┌──

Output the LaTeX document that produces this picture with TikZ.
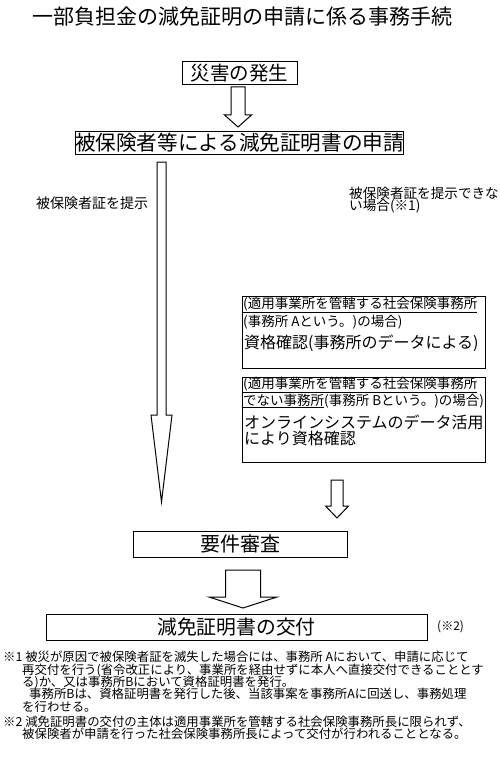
\documentclass[tikz,border=0pt]{standalone}
\usepackage{fontspec}
\setmainfont{Noto Sans CJK JP}
\newcommand{\fs}[1]{\fontsize{#1}{#1}\selectfont}
\newcommand{\hollowarrow}[7]{% name, cx, top, shaftbottom, tip, shafthalf, headhalf
  \draw[line width=1pt, fill=white]
    (#2-#6,#3) coordinate (#1-top) -- (#2+#6,#3) -- (#2+#6,#4) -- (#2+#7,#4)
    -- (#2,#5) coordinate (#1-tip) -- (#2-#7,#4) -- (#2-#6,#4) -- cycle;}
\begin{document}
\begin{tikzpicture}[x=1pt,y=-1pt,
  box/.style={draw, line width=1pt, inner sep=0pt, minimum width=#1},
  lbl/.style={anchor=west, inner sep=0pt, align=left},
  note/.style={anchor=west, inner sep=0pt, font=\fs{12.4}}]
\useasboundingbox (0,0) rectangle (500,773);

\node[inner sep=0pt, font=\fs{21}] (title) at (242,17) {一部負担金の減免証明の申請に係る事務手続};

\node[box=115pt, minimum height=23pt, font=\fs{19.5}] (b1) at (239.5,73.5) {災害の発生};
\node[box=321pt, minimum height=23pt, font=\fs{20.6}] (b2) at (239.5,142.5) {被保険者等による減免証明書の申請};

\hollowarrow{a1}{238}{87}{115}{127}{7}{13.5}

\node[lbl, font=\fs{14}] (lshow) at (36,203) {被保険者証を提示};
\node[lbl, font=\fs{13.6}] (rshow1) at (349,193) {被保険者証を提示できな};
\node[lbl, font=\fs{13.6}] (rshow2) at (349,206) {い場合(※1)};

\hollowarrow{a2}{161.5}{162}{415}{502}{4.5}{10.5}

% office A box
\node[box=243pt, minimum height=72pt] (bA) at (363.5,332) {};
\node[lbl, font=\fs{13.5}] (bA1) at (243,305) {\underline{(適用事業所を管轄する社会保険事務所}};
\node[lbl, font=\fs{13.5}] (bA2) at (243,322) {(事務所 Aという。)の場合)};
\node[lbl, font=\fs{16}] (bA3) at (244,343) {資格確認(事務所のデータによる)};

% office B box
\node[box=243pt, minimum height=85pt] (bB) at (363.5,419.5) {};
\node[lbl, font=\fs{13.5}] (bB1) at (243,385) {\underline{(適用事業所を管轄する社会保険事務所}};
\node[lbl, font=\fs{13.5}] (bB2) at (243,401) {\underline{でない事務所}(事務所 Bという。)の場合)};
\node[lbl, font=\fs{16}] (bB3) at (244,422) {オンラインシステムのデータ活用};
\node[lbl, font=\fs{16}] (bB4) at (244,438) {により資格確認};

\hollowarrow{a3}{337}{480}{506}{518}{6}{11.5}

\node[box=214pt, minimum height=26pt, font=\fs{20}] (b3) at (240,544) {要件審査};

\hollowarrow{a4}{243}{570}{597}{608}{17.5}{34}

\node[box=381pt, minimum height=26pt, font=\fs{19.8}] (b4) at (236.5,627) {減免証明書の交付};
\node[lbl, font=\fs{12}] (n2ref) at (437,627) {(※2)};

\node[note] (n1a) at (3,657) {※1 被災が原因で被保険者証を滅失した場合には、事務所 Aにおいて、申請に応じて};
\node[note] (n1b) at (22,670) {再交付を行う(省令改正により、事業所を経由せずに本人へ直接交付できることとす};
\node[note] (n1c) at (22,682) {る)か、又は事務所Bにおいて資格証明書を発行。};
\node[note] (n1d) at (29,694) {事務所Bは、資格証明書を発行した後、当該事案を事務所Aに回送し、事務処理};
\node[note] (n1e) at (22,707) {を行わせる。};
\node[note] (n2a) at (3,722) {※2 減免証明書の交付の主体は適用事業所を管轄する社会保険事務所長に限られず、};
\node[note] (n2b) at (22,734) {被保険者が申請を行った社会保険事務所長によって交付が行われることとなる。};
\end{tikzpicture}
\end{document}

└──

The task
Leave out the pictures and reproduce the rest of the listing exactly.

Worked answer
Output the LaTeX document that produces this picture with TikZ.
\documentclass[tikz,border=0pt]{standalone}
\usepackage{fontspec}
\setmainfont{Noto Sans CJK JP}
\newcommand{\fs}[1]{\fontsize{#1}{#1}\selectfont}
\newcommand{\hollowarrow}[7]{% name, cx, top, shaftbottom, tip, shafthalf, headhalf
  \draw[line width=1pt, fill=white]
    (#2-#6,#3) coordinate (#1-top) -- (#2+#6,#3) -- (#2+#6,#4) -- (#2+#7,#4)
    -- (#2,#5) coordinate (#1-tip) -- (#2-#7,#4) -- (#2-#6,#4) -- cycle;}
\begin{document}
\begin{tikzpicture}[x=1pt,y=-1pt,
  box/.style={draw, line width=1pt, inner sep=0pt, minimum width=#1},
  lbl/.style={anchor=west, inner sep=0pt, align=left},
  note/.style={anchor=west, inner sep=0pt, font=\fs{12.4}}]
\useasboundingbox (0,0) rectangle (500,773);

\node[inner sep=0pt, font=\fs{21}] (title) at (242,17) {一部負担金の減免証明の申請に係る事務手続};

\node[box=115pt, minimum height=23pt, font=\fs{19.5}] (b1) at (239.5,73.5) {災害の発生};
\node[box=321pt, minimum height=23pt, font=\fs{20.6}] (b2) at (239.5,142.5) {被保険者等による減免証明書の申請};

\hollowarrow{a1}{238}{87}{115}{127}{7}{13.5}

\node[lbl, font=\fs{14}] (lshow) at (36,203) {被保険者証を提示};
\node[lbl, font=\fs{13.6}] (rshow1) at (349,193) {被保険者証を提示できな};
\node[lbl, font=\fs{13.6}] (rshow2) at (349,206) {い場合(※1)};

\hollowarrow{a2}{161.5}{162}{415}{502}{4.5}{10.5}

% office A box
\node[box=243pt, minimum height=72pt] (bA) at (363.5,332) {};
\node[lbl, font=\fs{13.5}] (bA1) at (243,305) {\underline{(適用事業所を管轄する社会保険事務所}};
\node[lbl, font=\fs{13.5}] (bA2) at (243,322) {(事務所 Aという。)の場合)};
\node[lbl, font=\fs{16}] (bA3) at (244,343) {資格確認(事務所のデータによる)};

% office B box
\node[box=243pt, minimum height=85pt] (bB) at (363.5,419.5) {};
\node[lbl, font=\fs{13.5}] (bB1) at (243,385) {\underline{(適用事業所を管轄する社会保険事務所}};
\node[lbl, font=\fs{13.5}] (bB2) at (243,401) {\underline{でない事務所}(事務所 Bという。)の場合)};
\node[lbl, font=\fs{16}] (bB3) at (244,422) {オンラインシステムのデータ活用};
\node[lbl, font=\fs{16}] (bB4) at (244,438) {により資格確認};

\hollowarrow{a3}{337}{480}{506}{518}{6}{11.5}

\node[box=214pt, minimum height=26pt, font=\fs{20}] (b3) at (240,544) {要件審査};

\hollowarrow{a4}{243}{570}{597}{608}{17.5}{34}

\node[box=381pt, minimum height=26pt, font=\fs{19.8}] (b4) at (236.5,627) {減免証明書の交付};
\node[lbl, font=\fs{12}] (n2ref) at (437,627) {(※2)};

\node[note] (n1a) at (3,657) {※1 被災が原因で被保険者証を滅失した場合には、事務所 Aにおいて、申請に応じて};
\node[note] (n1b) at (22,670) {再交付を行う(省令改正により、事業所を経由せずに本人へ直接交付できることとす};
\node[note] (n1c) at (22,682) {る)か、又は事務所Bにおいて資格証明書を発行。};
\node[note] (n1d) at (29,694) {事務所Bは、資格証明書を発行した後、当該事案を事務所Aに回送し、事務処理};
\node[note] (n1e) at (22,707) {を行わせる。};
\node[note] (n2a) at (3,722) {※2 減免証明書の交付の主体は適用事業所を管轄する社会保険事務所長に限られず、};
\node[note] (n2b) at (22,734) {被保険者が申請を行った社会保険事務所長によって交付が行われることとなる。};
\end{tikzpicture}
\end{document}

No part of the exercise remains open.